A $100 million-plus shopping center that the developer said will be in the mold of the Farah and Las Palmas shopping centers in East El Paso will be built in far West El Paso.
The 500,000 square-foot West Towne Marketplace is expected to be completed by the end of 2017. It will be on 63 acres in the northeast corner of Interstate 10 and Paseo del Norte (Artcraft).
"It will be similar to Las Palmas and Farah. Both Farah and Las Palmas have big-box tenants and restaurants," said Adam Frank, president of River Oaks Properties, one of El Paso's largest shopping center developers.
The so called regional power center is being designed by a nationally known, Phoenix architectural firm that will push the ambiance to fit the neighborhood, Frank said.
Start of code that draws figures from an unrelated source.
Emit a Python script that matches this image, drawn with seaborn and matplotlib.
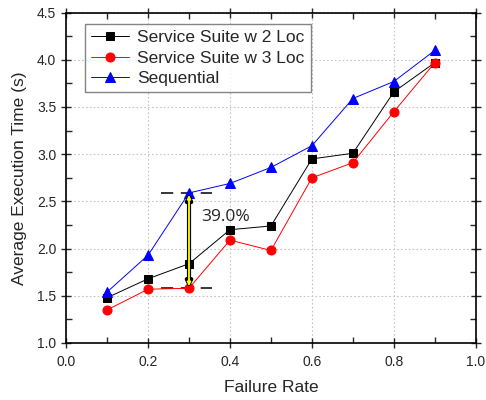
import numpy as np
import pandas as pd
import seaborn as sns
import matplotlib.pyplot as plt
from matplotlib.ticker import MultipleLocator

failure_rate = [0.1, 0.2, 0.3, 0.4, 0.5, 0.6, 0.7, 0.8, 0.9]
suite_2loc = [1.48, 1.68, 1.84, 2.20, 2.24, 2.95, 3.01, 3.66, 3.97]
suite_3loc = [1.35, 1.57, 1.58, 2.09, 1.98, 2.75, 2.91, 3.45, 3.97]
sequential = [1.54, 1.93, 2.59, 2.69, 2.86, 3.09, 3.59, 3.77, 4.10]
gap_label = '39.0%'

sns.set_style('white')
plt.rcParams['font.family'] = ['Liberation Sans', 'DejaVu Sans']

fig = plt.figure(figsize=(4.86, 4.0), dpi=100)
ax = fig.add_axes([0.136, 0.1425, 0.843, 0.826])

series = [
    ('Service Suite w 2 Loc', suite_2loc, 'black', 's', 6),
    ('Service Suite w 3 Loc', suite_3loc, 'red', 'o', 6.5),
    ('Sequential', sequential, 'blue', '^', 7),
]
for name, vals, col, mk, ms in series:
    df = pd.DataFrame({'x': failure_rate, 'y': vals})
    sns.lineplot(data=df, x='x', y='y', ax=ax, color=col, lw=0.7,
                 marker=mk, markersize=ms, markeredgecolor=col,
                 label=name, zorder=3)

# gap annotation at 0.3
i = failure_rate.index(0.3)
top, bot = sequential[i], suite_3loc[i]
for yv in (top, bot):
    ax.plot([0.232, 0.355], [yv, yv], color='black', lw=1.1,
            dashes=(8, 5), zorder=2)
ax.annotate('', xy=(0.3, bot), xytext=(0.3, top),
            arrowprops=dict(arrowstyle='<|-|>', color='black', lw=3.0,
                            shrinkA=0, shrinkB=0, mutation_scale=8),
            zorder=4)
ax.annotate('', xy=(0.3, bot), xytext=(0.3, top),
            arrowprops=dict(arrowstyle='<|-|>', color='yellow', lw=1.3,
                            shrinkA=1.5, shrinkB=1.5, mutation_scale=5),
            zorder=5)
ax.text(0.33, 2.33, gap_label, fontsize=12.5, family=['Open Sans', 'DejaVu Sans'],
        va='center', ha='left', zorder=6)

ax.set_xlim(0, 1.0)
ax.set_ylim(1.0, 4.5)
ax.xaxis.set_major_locator(MultipleLocator(0.2))
ax.xaxis.set_minor_locator(MultipleLocator(0.1))
ax.yaxis.set_major_locator(MultipleLocator(0.5))
ax.yaxis.set_minor_locator(MultipleLocator(0.25))
ax.grid(True, which='major', color='#c4c4c4', ls=(0, (1.5, 2)), lw=0.8)
ax.set_axisbelow(True)

for s in ax.spines.values():
    s.set_color('black')
    s.set_linewidth(1.2)
ax.tick_params(which='major', direction='inout', length=7, width=1.0,
               labelsize=10, top=True, right=True, bottom=True, left=True)
ax.tick_params(which='minor', direction='in', length=4, width=1.0,
               top=True, right=True, bottom=True, left=True)
ax.tick_params(axis='x', which='major', pad=5)

ax.set_xlabel('Failure Rate', fontsize=12.5, labelpad=8)
ax.set_ylabel('Average Execution Time (s)', fontsize=12.5, labelpad=7)
ax.xaxis.set_major_formatter(plt.FuncFormatter(lambda v, p: f'{v:.1f}'))
ax.yaxis.set_major_formatter(plt.FuncFormatter(lambda v, p: f'{v:.1f}'))

leg = ax.legend(loc='upper left', bbox_to_anchor=(0.045, 0.965), fontsize=12.5,
                frameon=True, fancybox=False, edgecolor='#666666',
                handlelength=2.2, borderpad=0.35, labelspacing=0.3,
                handletextpad=0.5, borderaxespad=0)
leg.get_frame().set_linewidth(1.0)

fig.savefig('out.png', dpi=100)
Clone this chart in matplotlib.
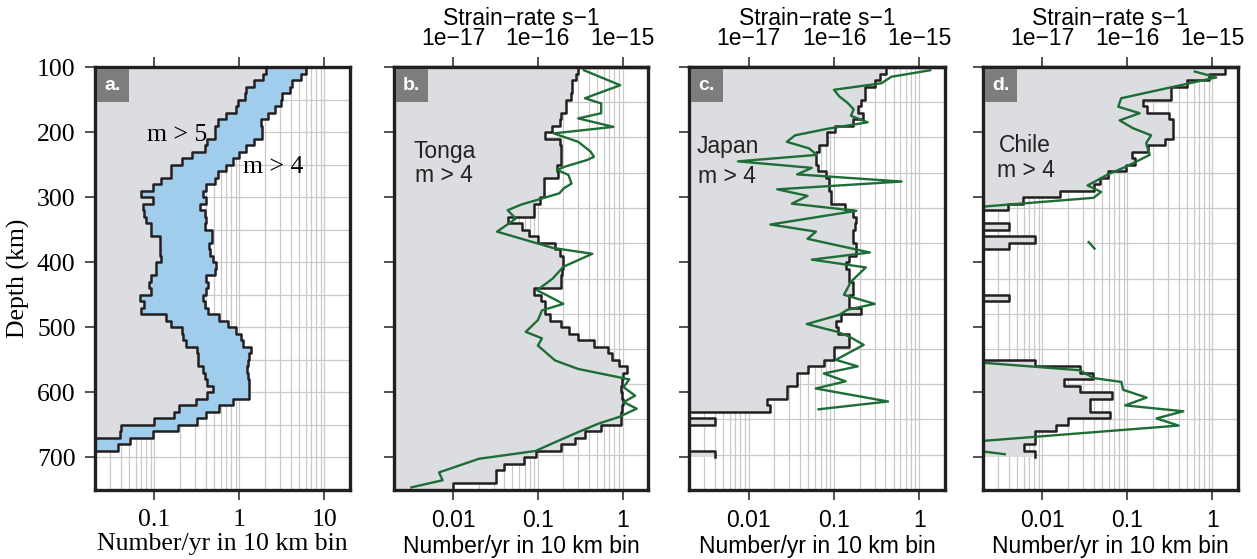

It will have upgraded landscaping and be pedestrian friendly, he said.
West Towne will be the largest shopping center built by River Oaks in its 48-year-old history, Frank said. The company, which specializes in building neighborhood strip shopping centers, was already in the midst of a previously announced, five-year, $200 million-plus shopping center construction tear before announcing the West Towne project this month. River Oaks plans to open six strip shopping centers this year.
The company is owned by Gerald Rubin, founder of consumer products company Helen of Troy. He's now River Oaks chief executive officer.
"We felt the economy was right in El Paso and nationwide to do this project," Frank said. "Most of our projects are in far East El Paso, and we felt it would be good to do one on the West Side."
Mike Doblado, general manager of the almost 432,000 square-foot, 96-store Outlet Shoppes at El Paso, located near the West Towne site, said he expects the new center will help draw more shoppers to the area.
"It's good for the economy, and we think there’s enough room for all of us," Doblado said in an email. "As a power center, it’s a different kind of shopping experience than the outlet shopping experience we provide."
The outlet mall, which opened in fall 2007, continues to have sales increases, Doblado said.
West Towne will be anchored by a supermarket, movie theater, and sporting goods store and will have "all kinds of restaurants," Frank promised. It also will have some upscale retailers, he said.
Names of retailers that may be in the center can't be divulged yet, Frank said. But the grocery store won't be a Walmart Neighborhood Market, a Trader Joe's, or Whole Foods Market, he said.
"We have in excess of 25 letters of intent" from possible tenants, Frank said. "We probably will start announcing tenants in the next couple of months."
Rick Butler, president and founder of Butler Design Group, the Phoenix architectural firm designing West Towne, said the center's architectural design should help attract retailers.
It will have a contemporary Southwest design using a mix of colors and various materials, including stone and wood, and feature pedestrian walkways with seating areas, plazas, and lots of landscaping, Butler said. Buildings will be linked by walkways to give it a strong pedestrian connectivity, he said.
It will have an "identifiable sense of place," Butler said.
A focal point in the middle of the center will be a large roundabout with lots of landscaping and possibly a water feature, he said.
Butler's firm has designed many eye-catching retail centers in the Phoenix area, including its signature project, the 120-acre, 1.3 million square-foot Tempe Marketplace, which has dramatic light and laser elements, outdoor fireplaces and unique water features.
Rick Amstater, partner in RJL Real Estate Consultants, an El Paso real estate company, and leasing agent for West Towne, said a well-designed center is an asset. But the key to attracting retailers to any center is to have strong anchors, he said.
"I think we will have some good anchors, and that will attract other retailers," Amstater said.
Amstater began looking for possible retail tenants for the site's previous owners, he said. National retailers have been receptive to the site, which is helped by its I-10 location, he said.
River Oaks bought the 63 acres from Western Refining founder Paul Foster and two partners, who for several years had been looking at putting a retail center there.
"We were working with Centergy (Retail) to look at potential development scenarios," Foster said in an email. Centergy is the Dallas developer which did The Fountains at Farah shopping center on property Foster owns at Interstate 10 and Hawkins in East El Paso. Stores at the 600,000 square-foot Farah center began opening in September 2013.
"River Oaks made an unsolicited offer to purchase the property from us and we decided that the economics were better for us to sell than to develop the property ourselves," Foster said.
No sales price for the property was disclosed.